Anyway..who is this "Jane" anyway?

Hive Mind
03-17-2012, 08:13 PM
"Droll" is pretentious? Perfectly ordinary word, m'boy.

Jane is presumably some poor woman currently sat in a shaming room awaiting the rape that the state has legislated for her.

Grenadier
03-17-2012, 08:40 PM
Pretentious in the way the "Egregious Englishman" uses those "five dollar fancy words" way. (E.E. is a character a friend and I developed once. Very high society type sneering at the lesser people and using lots of "big words.)

Shaming room?

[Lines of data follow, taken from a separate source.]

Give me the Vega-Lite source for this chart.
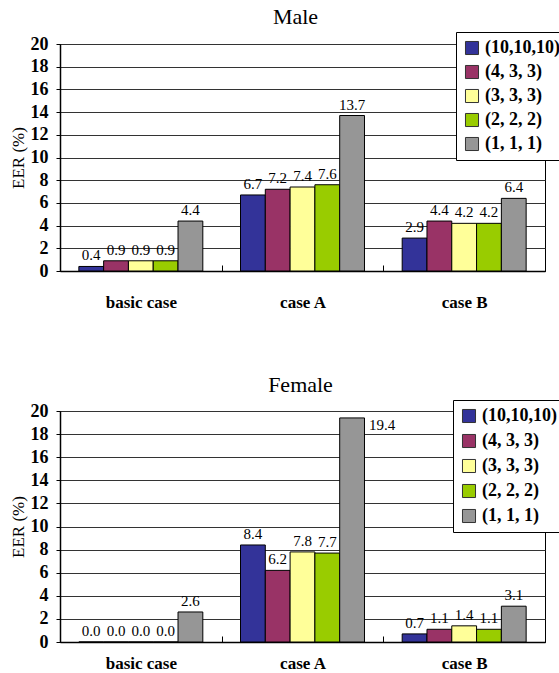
{
  "$schema": "https://vega.github.io/schema/vega-lite/v6.json",
  "padding": {"left": 8, "top": 5, "right": 0, "bottom": 0},
  "background": "white",
  "config": {
    "font": "Liberation Serif",
    "view": {"stroke": "#000", "strokeWidth": 1},
    "title": {"font": "Liberation Serif", "fontSize": 22, "fontWeight": "normal", "color": "#000", "offset": 3},
    "axis": {"labelFont": "Liberation Serif", "titleFont": "Liberation Serif", "labelColor": "#000", "titleColor": "#000", "domainColor": "#000", "tickColor": "#000"}
  },
  "data": {"values": [
    {"sex": "Male", "c": "basic case", "s": "(10,10,10)", "v": 0.4},
    {"sex": "Male", "c": "basic case", "s": "(4, 3, 3)", "v": 0.9},
    {"sex": "Male", "c": "basic case", "s": "(3, 3, 3)", "v": 0.9},
    {"sex": "Male", "c": "basic case", "s": "(2, 2, 2)", "v": 0.9},
    {"sex": "Male", "c": "basic case", "s": "(1, 1, 1)", "v": 4.4},
    {"sex": "Male", "c": "case A", "s": "(10,10,10)", "v": 6.7},
    {"sex": "Male", "c": "case A", "s": "(4, 3, 3)", "v": 7.2},
    {"sex": "Male", "c": "case A", "s": "(3, 3, 3)", "v": 7.4},
    {"sex": "Male", "c": "case A", "s": "(2, 2, 2)", "v": 7.6},
    {"sex": "Male", "c": "case A", "s": "(1, 1, 1)", "v": 13.7},
    {"sex": "Male", "c": "case B", "s": "(10,10,10)", "v": 2.9},
    {"sex": "Male", "c": "case B", "s": "(4, 3, 3)", "v": 4.4},
    {"sex": "Male", "c": "case B", "s": "(3, 3, 3)", "v": 4.2},
    {"sex": "Male", "c": "case B", "s": "(2, 2, 2)", "v": 4.2},
    {"sex": "Male", "c": "case B", "s": "(1, 1, 1)", "v": 6.4},
    {"sex": "Female", "c": "basic case", "s": "(10,10,10)", "v": 0.0},
    {"sex": "Female", "c": "basic case", "s": "(4, 3, 3)", "v": 0.0},
    {"sex": "Female", "c": "basic case", "s": "(3, 3, 3)", "v": 0.0},
    {"sex": "Female", "c": "basic case", "s": "(2, 2, 2)", "v": 0.0},
    {"sex": "Female", "c": "basic case", "s": "(1, 1, 1)", "v": 2.6},
    {"sex": "Female", "c": "case A", "s": "(10,10,10)", "v": 8.4},
    {"sex": "Female", "c": "case A", "s": "(4, 3, 3)", "v": 6.2},
    {"sex": "Female", "c": "case A", "s": "(3, 3, 3)", "v": 7.8},
    {"sex": "Female", "c": "case A", "s": "(2, 2, 2)", "v": 7.7},
    {"sex": "Female", "c": "case A", "s": "(1, 1, 1)", "v": 19.4},
    {"sex": "Female", "c": "case B", "s": "(10,10,10)", "v": 0.7},
    {"sex": "Female", "c": "case B", "s": "(4, 3, 3)", "v": 1.1},
    {"sex": "Female", "c": "case B", "s": "(3, 3, 3)", "v": 1.4},
    {"sex": "Female", "c": "case B", "s": "(2, 2, 2)", "v": 1.1},
    {"sex": "Female", "c": "case B", "s": "(1, 1, 1)", "v": 3.1}
  ]},
  "spacing": 62,
  "resolve": {"scale": {"color": "independent"}, "legend": {"color": "independent"}},
  "vconcat": [
    {
      "title": {"text": "Male", "dx": -7},
      "width": 485,
      "height": 227,
      "transform": [{"filter": "datum.sex === 'Male'"}],
      "encoding": {
        "x": {"field": "c", "type": "nominal", "sort": ["basic case", "case A", "case B"],
              "scale": {"paddingInner": 0, "paddingOuter": 0},
              "axis": {"title": null, "labelAngle": 0, "labelFont": "Liberation Serif", "labelFontSize": 17, "labelFontWeight": "bold", "labelPadding": 29, "tickBand": "extent", "tickSize": -6, "domainWidth": 1.5, "grid": false}},
        "xOffset": {"field": "s", "type": "nominal", "sort": ["(10,10,10)", "(4, 3, 3)", "(3, 3, 3)", "(2, 2, 2)", "(1, 1, 1)"],
                    "scale": {"paddingOuter": 0.76, "paddingInner": 0}},
        "y": {"field": "v", "type": "quantitative", "scale": {"domain": [0, 20]},
              "axis": {"title": "EER (%)", "titleFont": "Liberation Serif", "titleFontSize": 17, "titleFontWeight": "normal", "titlePadding": 3, "values": [0,2,4,6,8,10,12,14,16,18,20], "labelFont": "Liberation Serif", "labelFontSize": 18, "labelFontWeight": "bold", "tickSize": 4, "labelPadding": 8, "gridColor": "#333", "gridWidth": 1, "domainWidth": 1.5}}
      },
      "layer": [
        {"mark": {"type": "bar", "stroke": "#000", "strokeWidth": 1},
         "encoding": {"color": {"field": "s", "type": "nominal", "sort": ["(10,10,10)", "(4, 3, 3)", "(3, 3, 3)", "(2, 2, 2)", "(1, 1, 1)"],
           "scale": {"domain": ["(10,10,10)", "(4, 3, 3)", "(3, 3, 3)", "(2, 2, 2)", "(1, 1, 1)"], "range": ["#333399", "#993366", "#FFFF99", "#99CC00", "#969696"]},
           "legend": {"title": null, "orient": "none", "legendX": 396, "legendY": -12, "fillColor": "white", "strokeColor": "#000", "padding": 7, "symbolType": "square", "symbolSize": 170, "symbolStrokeColor": "#333", "symbolStrokeWidth": 1, "labelFont": "Liberation Serif", "labelFontSize": 18, "labelFontWeight": "bold", "labelColor": "#000", "rowPadding": 6, "labelOffset": 4}}}},
        {"mark": {"type": "text", "baseline": "bottom", "dy": -3, "fontSize": 15, "font": "Liberation Serif", "color": "#000"},
         "encoding": {"text": {"field": "v", "type": "quantitative", "format": ".1f"}}}
      ]
    },
    {
      "title": {"text": "Female", "dx": -2},
      "width": 485,
      "height": 231,
      "transform": [{"filter": "datum.sex === 'Female'"}],
      "encoding": {
        "x": {"field": "c", "type": "nominal", "sort": ["basic case", "case A", "case B"],
              "scale": {"paddingInner": 0, "paddingOuter": 0},
              "axis": {"title": null, "labelAngle": 0, "labelFont": "Liberation Serif", "labelFontSize": 17, "labelFontWeight": "bold", "labelPadding": 19, "tickBand": "extent", "tickSize": -6, "domainWidth": 1.5, "grid": false}},
        "xOffset": {"field": "s", "type": "nominal", "sort": ["(10,10,10)", "(4, 3, 3)", "(3, 3, 3)", "(2, 2, 2)", "(1, 1, 1)"],
                    "scale": {"paddingOuter": 0.76, "paddingInner": 0}},
        "y": {"field": "v", "type": "quantitative", "scale": {"domain": [0, 20]},
              "axis": {"title": "EER (%)", "titleFont": "Liberation Serif", "titleFontSize": 17, "titleFontWeight": "normal", "titlePadding": 3, "values": [0,2,4,6,8,10,12,14,16,18,20], "labelFont": "Liberation Serif", "labelFontSize": 18, "labelFontWeight": "bold", "tickSize": 4, "labelPadding": 8, "gridColor": "#333", "gridWidth": 1, "domainWidth": 1.5}}
      },
      "layer": [
        {"mark": {"type": "bar", "stroke": "#000", "strokeWidth": 1},
         "encoding": {"color": {"field": "s", "type": "nominal", "sort": ["(10,10,10)", "(4, 3, 3)", "(3, 3, 3)", "(2, 2, 2)", "(1, 1, 1)"],
           "scale": {"domain": ["(10,10,10)", "(4, 3, 3)", "(3, 3, 3)", "(2, 2, 2)", "(1, 1, 1)"], "range": ["#333399", "#993366", "#FFFF99", "#99CC00", "#969696"]},
           "legend": {"title": null, "orient": "none", "legendX": 393, "legendY": -11, "fillColor": "white", "strokeColor": "#000", "padding": 7, "symbolType": "square", "symbolSize": 170, "symbolStrokeColor": "#333", "symbolStrokeWidth": 1, "labelFont": "Liberation Serif", "labelFontSize": 18, "labelFontWeight": "bold", "labelColor": "#000", "rowPadding": 7, "labelOffset": 4}}}},
        {"transform": [{"filter": "datum.v < 18"}],
         "mark": {"type": "text", "baseline": "bottom", "dy": -3, "fontSize": 15, "font": "Liberation Serif", "color": "#000"},
         "encoding": {"text": {"field": "v", "type": "quantitative", "format": ".1f"}}},
        {"transform": [{"filter": "datum.v >= 18"}],
         "mark": {"type": "text", "baseline": "middle", "align": "left", "dx": 17, "dy": 7, "fontSize": 15, "font": "Liberation Serif", "color": "#000"},
         "encoding": {"text": {"field": "v", "type": "quantitative", "format": ".1f"}}}
      ]
    }
  ]
}
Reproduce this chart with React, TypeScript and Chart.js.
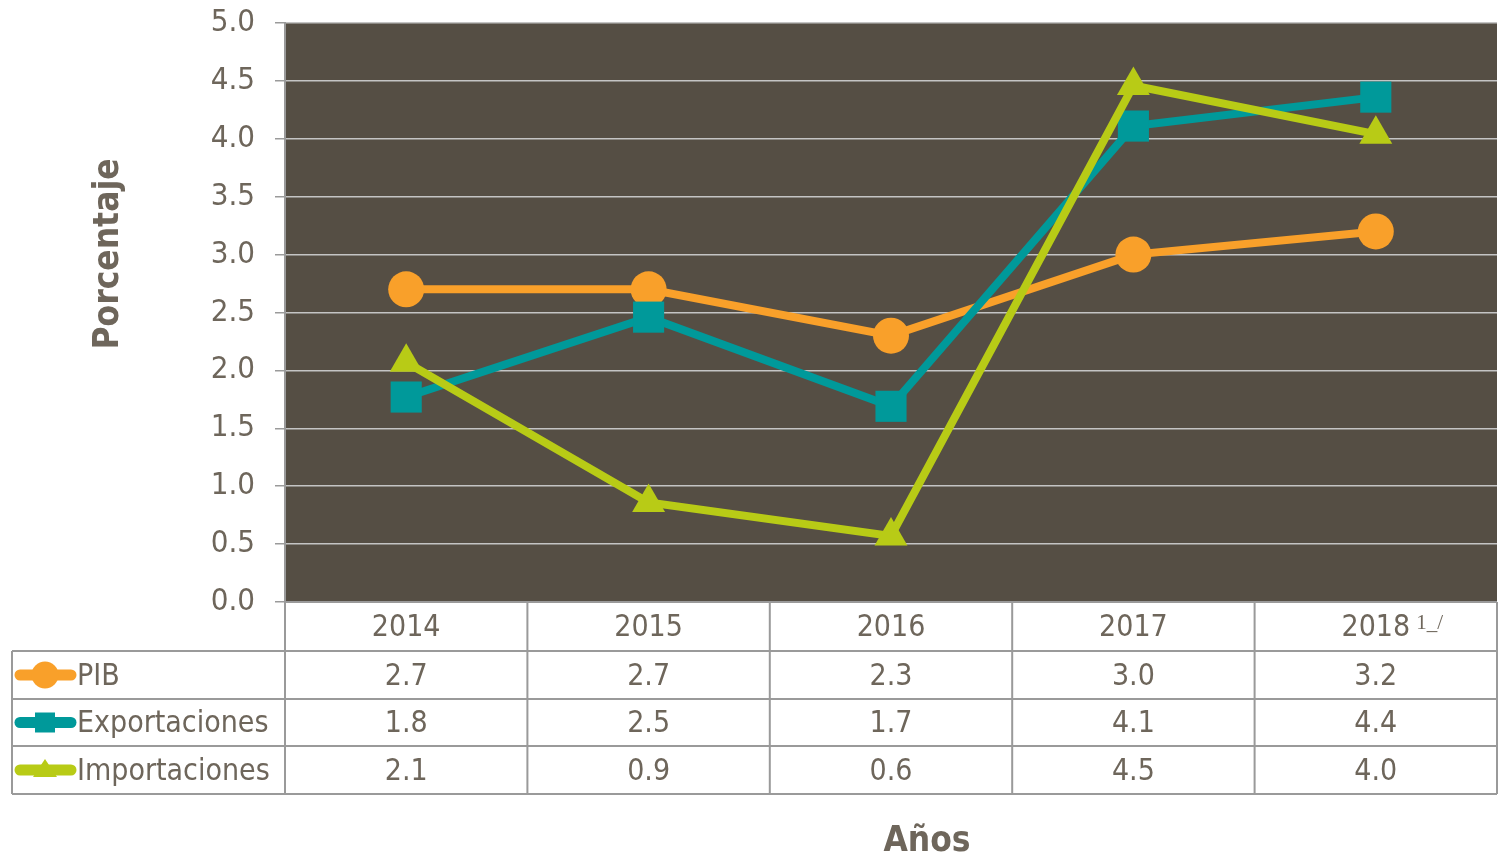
import React, { useEffect, useRef } from "react";
import { Chart, registerables } from "chart.js";

Chart.register(...registerables);

const years = ["2014", "2015", "2016", "2017", "2018"];
const yearNotes = ["", "", "", "", "1_/"];
const pib = [2.7, 2.7, 2.3, 3.0, 3.2];
const exportaciones = [1.77, 2.46, 1.69, 4.11, 4.36];
const importaciones = [2.07, 0.86, 0.57, 4.46, 4.04];
const seriesNames = ["PIB", "Exportaciones", "Importaciones"];
const yTicks = [0, 0.5, 1, 1.5, 2, 2.5, 3, 3.5, 4, 4.5, 5];

const COLORS = ["#f9a02a", "#00999a", "#b8cb16"];
const STYLES = ["circle", "rect", "triangle"];
const TEXT = "#6e665b";
const FONT = '"DejaVu Sans Condensed", "DejaVu Sans", sans-serif';
const BG = "#554e44";
const LINE = "#9a9a9a";

const rowLines = [602, 651, 699, 746, 794];

function drawMarker(ctx: CanvasRenderingContext2D, style: string, x: number, y: number, color: string) {
  ctx.fillStyle = color;
  ctx.beginPath();
  if (style === "circle") {
    ctx.arc(x, y, 13.5, 0, Math.PI * 2);
  } else if (style === "rect") {
    ctx.rect(x - 10, y - 10, 20, 20);
  } else {
    ctx.moveTo(x, y - 11);
    ctx.lineTo(x + 12, y + 7);
    ctx.lineTo(x - 12, y + 7);
    ctx.closePath();
  }
  ctx.fill();
}

const tablePlugin = {
  id: "tablePlugin",
  beforeDraw(chart: any) {
    const { ctx, chartArea } = chart;
    ctx.save();
    ctx.fillStyle = BG;
    ctx.fillRect(chartArea.left, chartArea.top, chartArea.right - chartArea.left, chartArea.bottom - chartArea.top);
    ctx.restore();
  },
  afterDraw(chart: any) {
    const { ctx, chartArea } = chart;
    const xs = chart.scales.x;
    const left = chartArea.left;
    const right = chartArea.right;
    const colW = (right - left) / years.length;
    const tableLeft = 12;
    ctx.save();
    ctx.strokeStyle = LINE;
    ctx.lineWidth = 2;
    ctx.beginPath();
    ctx.moveTo(left, rowLines[0]);
    ctx.lineTo(right, rowLines[0]);
    for (let i = 1; i < rowLines.length; i++) {
      ctx.moveTo(tableLeft, rowLines[i]);
      ctx.lineTo(right, rowLines[i]);
    }
    for (let i = 0; i <= years.length; i++) {
      const x = left + i * colW;
      ctx.moveTo(x, rowLines[0]);
      ctx.lineTo(x, rowLines[rowLines.length - 1]);
    }
    ctx.moveTo(tableLeft, rowLines[1]);
    ctx.lineTo(tableLeft, rowLines[rowLines.length - 1]);
    ctx.stroke();

    ctx.fillStyle = TEXT;
    ctx.textBaseline = "middle";
    years.forEach((yr, i) => {
      const cx = xs.getPixelForValue(i);
      const cy = (rowLines[0] + rowLines[1]) / 2 + 2;
      ctx.textAlign = "center";
      ctx.font = `30px ${FONT}`;
      ctx.fillText(yr, cx, cy);
      if (yearNotes[i]) {
        const w = ctx.measureText(yr).width;
        ctx.textAlign = "left";
        ctx.font = `21px "Liberation Serif", serif`;
        ctx.fillText(yearNotes[i], cx + w / 2 + 6, cy - 5);
      }
    });

    const data = [pib, exportaciones, importaciones];
    data.forEach((vals, r) => {
      const cy = (rowLines[r + 1] + rowLines[r + 2]) / 2 + 2;
      ctx.strokeStyle = COLORS[r];
      ctx.lineWidth = 11;
      ctx.lineCap = "round";
      ctx.beginPath();
      ctx.moveTo(20, cy - 2);
      ctx.lineTo(71, cy - 2);
      ctx.stroke();
      drawMarker(ctx, STYLES[r], 45, cy - 2, COLORS[r]);
      ctx.fillStyle = TEXT;
      ctx.font = `30px ${FONT}`;
      ctx.textAlign = "left";
      ctx.fillText(seriesNames[r], 77, cy);
      ctx.textAlign = "center";
      vals.forEach((v, i) => {
        ctx.fillText(v.toFixed(1), xs.getPixelForValue(i), cy);
      });
    });

    ctx.fillStyle = TEXT;
    ctx.font = `bold 35px ${FONT}`;
    ctx.textAlign = "center";
    ctx.textBaseline = "middle";
    ctx.save();
    ctx.translate(109, 254);
    ctx.rotate(-Math.PI / 2);
    ctx.fillText("Porcentaje", 0, 0);
    ctx.restore();
    ctx.fillText("Años", 927, 842);
    ctx.restore();
  },
};

function zeroPad(scale: any) {
  scale.paddingTop = 0;
  scale.paddingBottom = 0;
  scale.paddingLeft = 0;
  scale.paddingRight = 0;
}

export default function App() {
  const ref = useRef<HTMLCanvasElement | null>(null);
  useEffect(() => {
    if (!ref.current) return;
    const datasets = [pib, exportaciones, importaciones].map((vals, i) => ({
      label: seriesNames[i],
      data: vals,
      borderColor: COLORS[i],
      backgroundColor: COLORS[i],
      pointBackgroundColor: COLORS[i],
      pointBorderColor: COLORS[i],
      borderWidth: 8,
      pointStyle: STYLES[i] as any,
      pointRadius: i === 0 ? 18 : i === 1 ? 22 : 19,
      pointBorderWidth: 0,
      tension: 0,
      order: 3 - i,
    }));
    const chart = new Chart(ref.current, {
      type: "line",
      data: { labels: years, datasets },
      options: {
        responsive: false,
        animation: false,
        layout: { autoPadding: false, padding: { left: 0, top: 23, right: 2, bottom: 263 } },
        plugins: { legend: { display: false }, tooltip: { enabled: false } },
        scales: {
          x: {
            type: "category",
            offset: true,
            display: false,
            afterFit: (scale: any) => {
              scale.height = 0;
              zeroPad(scale);
            },
          },
          y: {
            min: 0,
            max: 5,
            afterBuildTicks: (scale: any) => {
              scale.ticks = yTicks.map((v) => ({ value: v }));
            },
            afterFit: (scale: any) => {
              scale.width = 285;
              zeroPad(scale);
            },
            ticks: {
              color: TEXT,
              font: { family: FONT, size: 31 },
              padding: 20,
              callback: (v: any) => Number(v).toFixed(1),
            },
            grid: {
              color: "#c4c4c4",
              lineWidth: 1.5,
              tickLength: 10,
              tickColor: LINE,
            },
            border: { color: LINE, width: 2 },
          },
        },
      },
      plugins: [tablePlugin],
    });
    return () => chart.destroy();
  }, []);
  return (
    <div style={{ position: "absolute", left: 0, top: 0, width: 1499, height: 865, background: "#fff" }}>
      <canvas ref={ref} width={1499} height={865} style={{ width: 1499, height: 865, display: "block" }} />
    </div>
  );
}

That's what I call the exam room when I have to get a check up with a doc.

Hive Mind
03-18-2012, 07:40 AM
So droll is a fancy word when an Englishman uses it, but egregious isn't when an American uses it.

Your neuroses are showing, my dear.

Verilance
03-18-2012, 08:59 AM
Anyway..who is this "Jane" anyway?

for those of you much younger than I, "Jane" is Jane Curtain from Saturday Night Live in the mid 70's

In Counterpoint sketch Dan Ackroyd would begin his argument with the afore mentioned phrase

http://www.youtube.com/watch?feature=player_detailpage&v=k80nW6AOhTs

Grenadier
03-18-2012, 02:15 PM
I'm 36 so I can't rightly remember anything from the late 70's. But I'm well familiar with Dan Ackroyd. As well as all those old school funny guys you don't see anymore.